- YOUR OBJECTIVE -
Everything from the line containing "Reproduce this diagram with TikZ." through the line containing "minimum width=1067pt, minimum" must be written out exactly, and nothing more; leave any pictures out.

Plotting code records
■ ■ ■ ■ ■ ■ ■
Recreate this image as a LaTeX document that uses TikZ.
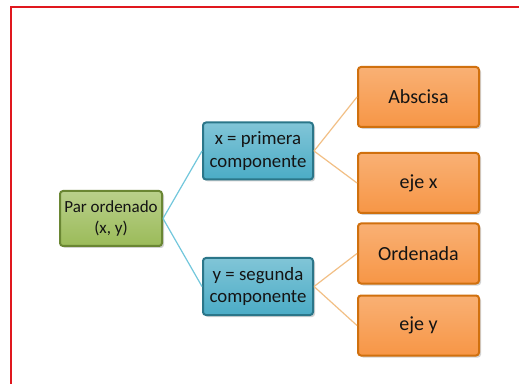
\documentclass[tikz,border=0pt]{standalone}
\usepackage{fontspec}
\setmainfont{Carlito}
\usetikzlibrary{shadows}
\definecolor{gfill}{HTML}{9BBB59}
\definecolor{gdark}{HTML}{6A8633}
\definecolor{bfill}{HTML}{4BACC6}
\definecolor{bdark}{HTML}{2B7689}
\definecolor{ofill}{HTML}{F79646}
\definecolor{odark}{HTML}{D0700E}
\definecolor{bline}{HTML}{72C7DC}
\definecolor{oline}{HTML}{F2BF85}
\definecolor{frame}{HTML}{E0181E}
\tikzset{
  box/.style={rectangle, rounded corners=3pt, line width=2pt, align=center,
    inner sep=2pt, text=black!92, drop shadow={shadow xshift=2pt, shadow yshift=-2pt, opacity=0.35}},
  gbox/.style={box, draw=gdark, top color=gfill!70!white, bottom color=gfill, font=\fontsize{17}{21}\selectfont,
    minimum width=102pt, minimum height=55pt},
  bbox/.style={box, draw=bdark, top color=bfill!70!white, bottom color=bfill, font=\fontsize{18.8}{22.5}\selectfont,
    minimum width=110pt, minimum height=57pt},
  obox/.style={box, draw=odark, top color=ofill!75!white, bottom color=ofill, font=\fontsize{20}{22}\selectfont,
    minimum width=121pt, minimum height=60pt},
  bcon/.style={draw=bline, line width=1.2pt},
  ocon/.style={draw=oline, line width=1.2pt}
}
\begin{document}
\begin{tikzpicture}[x=1pt,y=1pt]
\useasboundingbox (0,0) rectangle (519,383);
\fill[white] (0,0) rectangle (519,383);
\draw[frame, line width=1.8pt] (11,-5) -- (11,376) -- (525,376);
\node[gbox] (par) at (111,164.5) {Par ordenado\\(x, y)};
\node[bbox] (xc) at (258,232) {x = primera\\componente};
\node[bbox] (yc) at (258,96.5) {y = segunda\\componente};
\node[obox] (abs) at (418.5,286) {Abscisa};
\node[obox] (ejx) at (418.5,200) {eje x};
\node[obox] (ord) at (418.5,129.5) {Ordenada};
\node[obox] (ejy) at (418.5,57.5) {eje y};
\draw[bcon] (par.east) -- (xc.west);
\draw[bcon] (par.east) -- (yc.west);
\draw[ocon] (xc.east) -- (abs.west);
\draw[ocon] (xc.east) -- (ejx.west);
\draw[ocon] (yc.east) -- (ord.west);
\draw[ocon] (yc.east) -- (ejy.west);
\end{tikzpicture}
\end{document}
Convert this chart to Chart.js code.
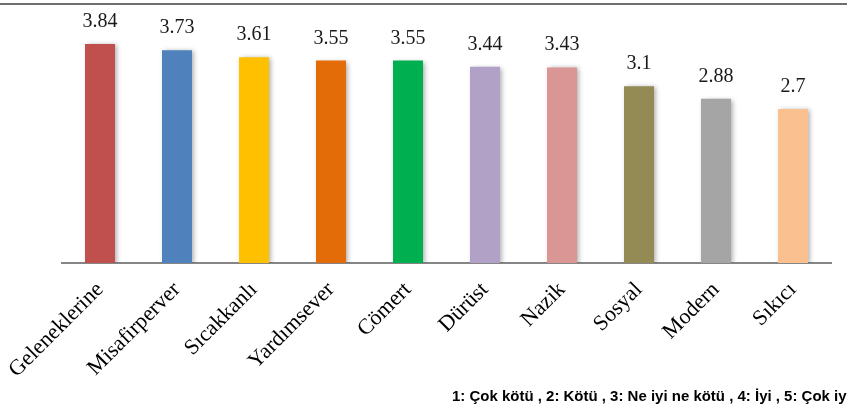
<!DOCTYPE html>
<html>
<head>
<meta charset="utf-8">
<script src="https://cdn.jsdelivr.net/npm/chart.js@4"></script>
<style>
  html, body { margin: 0; padding: 0; background: #fff; }
  #wrap { position: relative; width: 847px; height: 412px; overflow: hidden; }
  #topline { position: absolute; left: 0; top: 3px; width: 847px; height: 2px; background: #6e6e6e; }
  #note {
    position: absolute; left: 452px; top: 388px; white-space: nowrap;
    font: bold 14px "Liberation Sans", Arial, sans-serif; color: #000;
    transform: scaleX(1.07); transform-origin: left top;
  }
</style>
</head>
<body>
<div id="wrap">
  <canvas id="chartCanvas" width="847" height="412"></canvas>
  <div id="topline"></div>
  <div id="note">1: Çok kötü , 2: Kötü , 3: Ne iyi ne kötü , 4: İyi , 5: Çok iyi</div>
</div>
<script>
// Categories and scores
const categories = ["Geleneklerine", "Misafirperver", "Sıcakkanlı", "Yardımsever", "Cömert",
                    "Dürüst", "Nazik", "Sosyal", "Modern", "Sıkıcı"];
const scores = [3.84, 3.73, 3.61, 3.55, 3.55, 3.44, 3.43, 3.1, 2.88, 2.7];
const barColors = ["#C0504D", "#4F81BD", "#FFC000", "#E36C09", "#00B050",
                   "#B2A1C7", "#D99694", "#948A54", "#A5A5A5", "#FAC090"];

// Soft shadow behind the bars
const barShadow = {
    id: "barShadow",
    beforeDatasetDraw(chart) {
        const ctx = chart.ctx;
        ctx.save();
        ctx.shadowColor = "rgba(0,0,0,0.35)";
        ctx.shadowBlur = 5;
        ctx.shadowOffsetX = 2;
        ctx.shadowOffsetY = 1;
    },
    afterDatasetDraw(chart) {
        chart.ctx.restore();
    }
};

// Value labels above each bar
const valueLabels = {
    id: "valueLabels",
    afterDatasetsDraw(chart) {
        const ctx = chart.ctx;
        const meta = chart.getDatasetMeta(0);
        ctx.save();
        ctx.font = '20px "Liberation Serif", serif';
        ctx.fillStyle = "#1a1a1a";
        ctx.textAlign = "center";
        ctx.textBaseline = "alphabetic";
        meta.data.forEach((bar, i) => {
            ctx.fillText(String(scores[i]), bar.x, bar.y - 17);
        });
        ctx.restore();
    }
};

const ctx = document.getElementById("chartCanvas").getContext("2d");
new Chart(ctx, {
    type: "bar",
    data: {
        labels: categories,
        datasets: [{
            data: scores,
            backgroundColor: barColors,
            borderWidth: 0,
            barPercentage: 0.39,
            categoryPercentage: 1.0
        }]
    },
    options: {
        responsive: false,
        animation: false,
        layout: { padding: { left: 61.5, right: 15.5, top: 6.4, bottom: 0 } },
        plugins: {
            legend: { display: false },
            tooltip: { enabled: false }
        },
        scales: {
            x: {
                grid: { display: false, drawTicks: false },
                border: { display: true, color: "#868686", width: 2 },
                ticks: {
                    autoSkip: false,
                    minRotation: 45,
                    maxRotation: 45,
                    padding: 14,
                    color: "#000",
                    font: { family: '"Liberation Serif", serif', size: 22 }
                },
                afterFit(scale) {
                    scale.paddingLeft = 0;
                    scale.paddingRight = 0;
                    scale.height = 149;
                }
            },
            y: {
                display: false,
                min: 0,
                max: 4.5
            }
        }
    },
    plugins: [barShadow, valueLabels]
});
</script>
</body>
</html>
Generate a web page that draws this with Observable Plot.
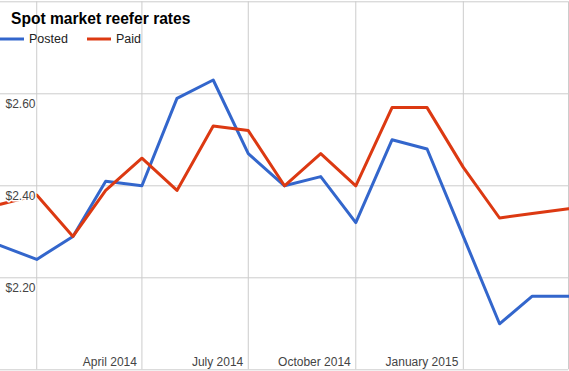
<!DOCTYPE html>
<html>
<head>
<meta charset="utf-8">
<script src="https://cdn.jsdelivr.net/npm/d3@7"></script>
<script src="https://cdn.jsdelivr.net/npm/@observablehq/plot@0.6"></script>
<style>
  body { margin: 0; background: #fff; }
  #chart { position: relative; width: 569px; height: 371px; }
  svg { display: block; }
</style>
</head>
<body>
<div id="chart"></div>
<script>
const title = "Spot market reefer rates";
const months = ["2013-12","2014-01","2014-02","2014-03","2014-04","2014-05","2014-06","2014-07","2014-08","2014-09","2014-10","2014-11","2014-12","2015-01","2015-02","2015-03","2015-04"];
const posted = [2.27, 2.24, 2.29, 2.41, 2.40, 2.59, 2.63, 2.47, 2.40, 2.42, 2.32, 2.50, 2.48, 2.29, 2.10, 2.16, 2.16];
const paid   = [2.36, 2.38, 2.29, 2.39, 2.46, 2.39, 2.53, 2.52, 2.40, 2.47, 2.40, 2.57, 2.57, 2.44, 2.33, 2.34, 2.35];
const seriesNames = ["Posted", "Paid"];
const seriesColors = ["#3366cc", "#dc3912"];
const xGrid = ["2014-01","2014-04","2014-07","2014-10","2015-01","2015-04"];
const xLabelDates = ["2014-04","2014-07","2014-10","2015-01"];
const xLabels = ["April 2014","July 2014","October 2014","January 2015"];
const yGrid = [2.0, 2.2, 2.4, 2.6, 2.8];
const yLabelValues = [2.2, 2.4, 2.6];

const parse = s => new Date(s + "-01T00:00:00Z");
const postedData = months.map((m, i) => ({date: parse(m), value: posted[i]}));
const paidData = months.map((m, i) => ({date: parse(m), value: paid[i]}));
const font = "'Liberation Sans', Arial, sans-serif";

const chart = Plot.plot({
  width: 569,
  height: 371,
  marginLeft: 0,
  marginRight: 1,
  marginTop: 1.3,
  marginBottom: 1.7,
  style: {fontFamily: font, background: "white"},
  x: {type: "utc", domain: [parse(months[0]), parse(months[months.length - 1])], axis: null},
  y: {domain: [2.0, 2.8], axis: null},
  marks: [
    Plot.ruleX(xGrid.map(parse), {stroke: "#cccccc", strokeWidth: 1}),
    Plot.ruleY(yGrid, {stroke: "#cccccc", strokeWidth: 1}),
    Plot.line(postedData, {x: "date", y: "value", stroke: seriesColors[0], strokeWidth: 3}),
    Plot.line(paidData, {x: "date", y: "value", stroke: seriesColors[1], strokeWidth: 3}),
    Plot.text(yLabelValues, {y: d => d, frameAnchor: "left", text: d => "$" + d.toFixed(2), textAnchor: "start", dx: 5, dy: 10, fontSize: 12, fill: "#444", stroke: "white", strokeWidth: 3}),
    Plot.text(xLabelDates.map((d, i) => ({date: parse(d), label: xLabels[i]})), {x: "date", frameAnchor: "bottom", text: "label", textAnchor: "end", lineAnchor: "bottom", dx: -5, dy: -4, fontSize: 12, fill: "#444"})
  ]
});
document.getElementById("chart").appendChild(chart);

// Title and legend overlaid on the chart
const svg = d3.select(chart);
const g = svg.append("g").attr("font-family", font).attr("text-anchor", "start");
g.append("text").attr("x", 11).attr("y", 24).attr("font-size", 15.6).attr("font-weight", "bold").attr("fill", "#000").text(title);
const legendX = [0, 87];
seriesNames.forEach((name, i) => {
  g.append("line").attr("x1", legendX[i]).attr("x2", legendX[i] + 24).attr("y1", 39).attr("y2", 39)
    .attr("stroke", seriesColors[i]).attr("stroke-width", 3);
  g.append("text").attr("x", legendX[i] + 29).attr("y", 43.3).attr("font-size", 12.5).attr("fill", "#222").text(name);
});
</script>
</body>
</html>
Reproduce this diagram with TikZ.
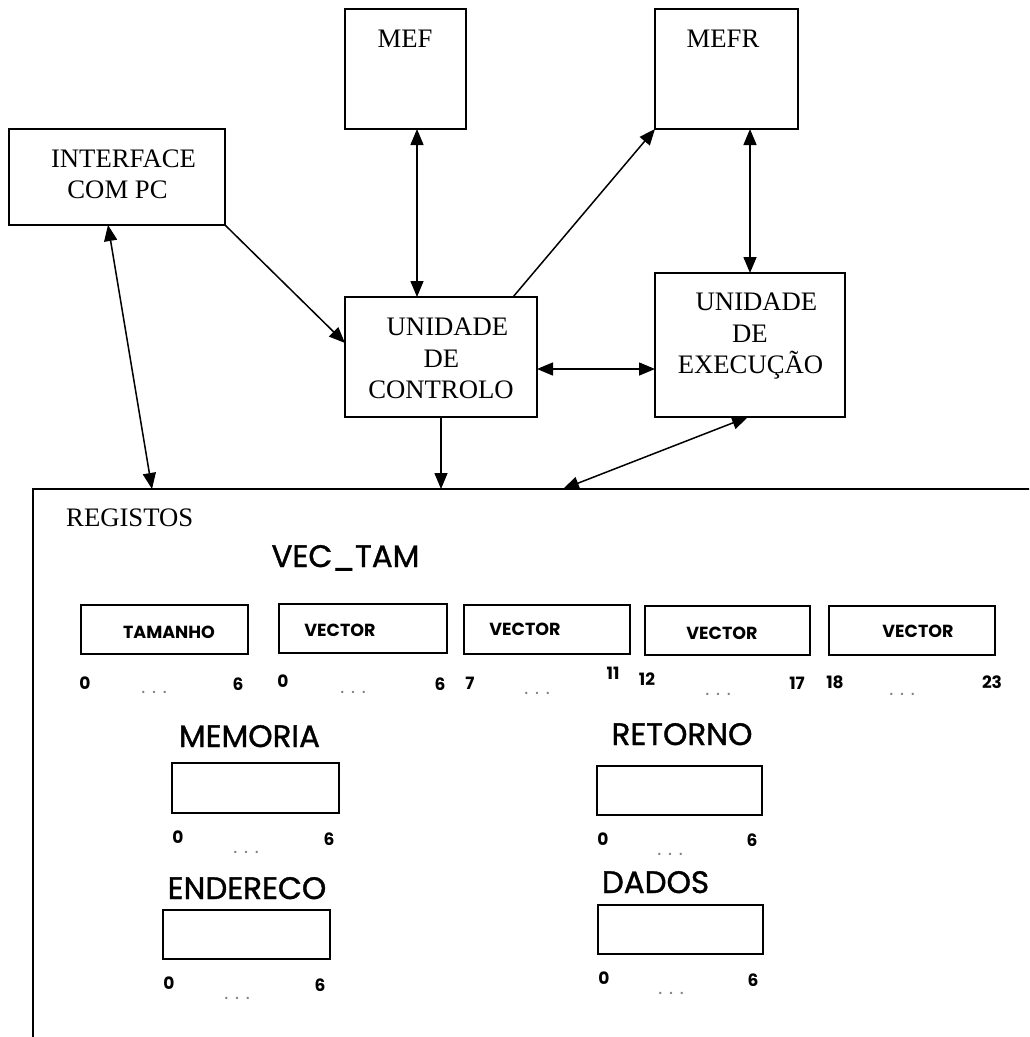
\documentclass[tikz,border=0pt]{standalone}
\usepackage{fontspec}
\setmainfont{Liberation Serif}
\newfontfamily\comic{Poppins}
\newfontfamily\comichead{Poppins}[FakeBold=1.2]
\usetikzlibrary{arrows.meta}

\tikzset{
  box/.style={draw, line width=1.6pt, inner sep=0pt, outer sep=0pt},
  regbox/.style={draw, line width=1.2pt, inner sep=0pt, outer sep=0pt},
  lbl/.style={font=\fontsize{26.7}{32}\selectfont, inner sep=0pt, anchor=base},
  head/.style={font=\comichead\fontsize{31}{36}\selectfont, inner sep=0pt, anchor=base},
  fld/.style={font=\comic\bfseries\fontsize{17.5}{19}\selectfont, inner sep=0pt},
  idx/.style={font=\comic\bfseries\fontsize{17}{19}\selectfont, inner sep=0pt},
  dots/.style={font=\comic\fontsize{19}{21}\selectfont, text=gray, inner sep=0pt},
  tip/.tip={Triangle[length=16pt,width=13pt]},
  conn/.style={line width=1.5pt, -tip},
  both/.style={line width=1.5pt, tip-tip},
}

\begin{document}
\begin{tikzpicture}[x=1pt,y=-1pt]
\useasboundingbox (0,0) rectangle (1029,1037);
\clip (0,0) rectangle (1029,1037);

% main blocks
\node[box, minimum width=216pt, minimum height=96pt]  (iface) at (117,177) {};
\node[box, minimum width=121pt, minimum height=120pt] (mef)   at (405.5,69) {};
\node[box, minimum width=143pt, minimum height=120pt] (mefr)  at (726.5,69) {};
\node[box, minimum width=192pt, minimum height=120pt] (ctrl)  at (441,357) {};
\node[box, minimum width=190pt, minimum height=144pt] (exec)  at (750,345) {};
% register file (runs off the page to the right and bottom)
\node[box, minimum width=1067pt, minimum height=611pt] (reg) at (566.5,794.5) {};

% block captions
\node[lbl] (mef-t)    at (405,47)    {MEF};
\node[lbl] (mefr-t)   at (723,47)    {MEFR};
\node[lbl] (iface-t1) at (123.5,167) {INTERFACE};
\node[lbl] (iface-t2) at (117.5,198) {COM PC};
\node[lbl] (ctrl-t1)  at (447.5,335) {UNIDADE};
\node[lbl] (ctrl-t2)  at (441.5,367) {DE};
\node[lbl] (ctrl-t3)  at (441,398)   {CONTROLO};
\node[lbl] (exec-t1)  at (756.5,310) {UNIDADE};
\node[lbl] (exec-t2)  at (750,342)   {DE};
\node[lbl] (exec-t3)  at (750.5,373) {EXECUÇÃO};
\node[lbl, anchor=base west] (reg-t) at (66,526) {REGISTOS};

% connections
\draw[both] ([xshift=-9pt]iface.south) -- ([xshift=119pt]reg.north west);
\draw[conn] (iface.south east) -- ([yshift=14pt]ctrl.west);
\draw[both] ([xshift=11.5pt]mef.south) -- ([xshift=11.5pt]mef.south |- ctrl.north);
\draw[conn] (ctrl.south) -- (ctrl.south |- reg.north);
\draw[conn] ([xshift=72pt]ctrl.north) -- (mefr.south west);
\draw[both] (exec.north |- mefr.south) -- (exec.north);
\draw[both] ([yshift=-12pt]ctrl.east) -- ([yshift=-12pt]ctrl.east -| exec.west);
\draw[both] ([xshift=-2pt]exec.south) -- ([xshift=530pt]reg.north west);

% VEC_TAM register
\node[head] (vt) at (345.5,567) {VEC\_TAM};
\node[regbox, minimum width=167pt, minimum height=49pt] (f1) at (164.5,629.5) {};
\node[regbox, minimum width=168pt, minimum height=49pt] (f2) at (363,628.5) {};
\node[regbox, minimum width=166pt, minimum height=49pt] (f3) at (547,629.5) {};
\node[regbox, minimum width=165pt, minimum height=49pt] (f4) at (727.5,630.5) {};
\node[regbox, minimum width=166pt, minimum height=49pt] (f5) at (912,630.5) {};
\node[fld] (f1-t) at (169,632) {TAMANHO};
\node[fld] (f2-t) at (340,630) {VECTOR};
\node[fld] (f3-t) at (525,629) {VECTOR};
\node[fld] (f4-t) at (722,633) {VECTOR};
\node[fld] (f5-t) at (918,631) {VECTOR};

\node[idx] (f1-a) at (85,683)  {0};  \node[idx] (f1-b) at (238,684) {6};
\node[dots] (f1-d) at (154,692) {. . .};
\node[idx] (f2-a) at (283,681) {0};  \node[idx] (f2-b) at (440,684) {6};
\node[dots] (f2-d) at (353,692) {. . .};
\node[idx] (f3-a) at (470,683) {7};  \node[idx] (f3-b) at (613,673) {11};
\node[dots] (f3-d) at (537,693) {. . .};
\node[idx] (f4-a) at (647,679) {12}; \node[idx] (f4-b) at (797,683) {17};
\node[dots] (f4-d) at (718,694) {. . .};
\node[idx] (f5-a) at (835,682) {18}; \node[idx] (f5-b) at (992,682) {23};
\node[dots] (f5-d) at (902,694) {. . .};

% MEMORIA register
\node[head] (mem-h) at (249.5,747) {MEMORIA};
\node[regbox, minimum width=167pt, minimum height=50pt] (mem) at (255.5,788) {};
\node[idx] (mem-a) at (178,837) {0}; \node[idx] (mem-b) at (329,839) {6};
\node[dots] (mem-d) at (246,852) {. . .};

% ENDERECO register
\node[head] (end-h) at (247,899) {ENDERECO};
\node[regbox, minimum width=167pt, minimum height=49pt] (end) at (246.5,934.5) {};
\node[idx] (end-a) at (169,983) {0}; \node[idx] (end-b) at (320,985) {6};
\node[dots] (end-d) at (237,998) {. . .};

% RETORNO register
\node[head] (ret-h) at (682,745) {RETORNO};
\node[regbox, minimum width=165pt, minimum height=49pt] (ret) at (679.5,790.5) {};
\node[idx] (ret-a) at (603,839) {0}; \node[idx] (ret-b) at (752,840) {6};
\node[dots] (ret-d) at (670,854) {. . .};

% DADOS register
\node[head] (dad-h) at (655.5,893) {DADOS};
\node[regbox, minimum width=165pt, minimum height=49pt] (dad) at (680.5,929.5) {};
\node[idx] (dad-a) at (604,978) {0}; \node[idx] (dad-b) at (753,980) {6};
\node[dots] (dad-d) at (671,993) {. . .};
\end{tikzpicture}
\end{document}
■ ■ ■ ■ ■ ■ ■
- REPLY TO THE EXERCISE -
Reproduce this diagram with TikZ.
\documentclass[tikz,border=0pt]{standalone}
\usepackage{fontspec}
\setmainfont{Liberation Serif}
\newfontfamily\comic{Poppins}
\newfontfamily\comichead{Poppins}[FakeBold=1.2]
\usetikzlibrary{arrows.meta}

\tikzset{
  box/.style={draw, line width=1.6pt, inner sep=0pt, outer sep=0pt},
  regbox/.style={draw, line width=1.2pt, inner sep=0pt, outer sep=0pt},
  lbl/.style={font=\fontsize{26.7}{32}\selectfont, inner sep=0pt, anchor=base},
  head/.style={font=\comichead\fontsize{31}{36}\selectfont, inner sep=0pt, anchor=base},
  fld/.style={font=\comic\bfseries\fontsize{17.5}{19}\selectfont, inner sep=0pt},
  idx/.style={font=\comic\bfseries\fontsize{17}{19}\selectfont, inner sep=0pt},
  dots/.style={font=\comic\fontsize{19}{21}\selectfont, text=gray, inner sep=0pt},
  tip/.tip={Triangle[length=16pt,width=13pt]},
  conn/.style={line width=1.5pt, -tip},
  both/.style={line width=1.5pt, tip-tip},
}

\begin{document}
\begin{tikzpicture}[x=1pt,y=-1pt]
\useasboundingbox (0,0) rectangle (1029,1037);
\clip (0,0) rectangle (1029,1037);

% main blocks
\node[box, minimum width=216pt, minimum height=96pt]  (iface) at (117,177) {};
\node[box, minimum width=121pt, minimum height=120pt] (mef)   at (405.5,69) {};
\node[box, minimum width=143pt, minimum height=120pt] (mefr)  at (726.5,69) {};
\node[box, minimum width=192pt, minimum height=120pt] (ctrl)  at (441,357) {};
\node[box, minimum width=190pt, minimum height=144pt] (exec)  at (750,345) {};
% register file (runs off the page to the right and bottom)
\node[box, minimum width=1067pt, minimum height=611pt] (reg) at (566.5,794.5) {};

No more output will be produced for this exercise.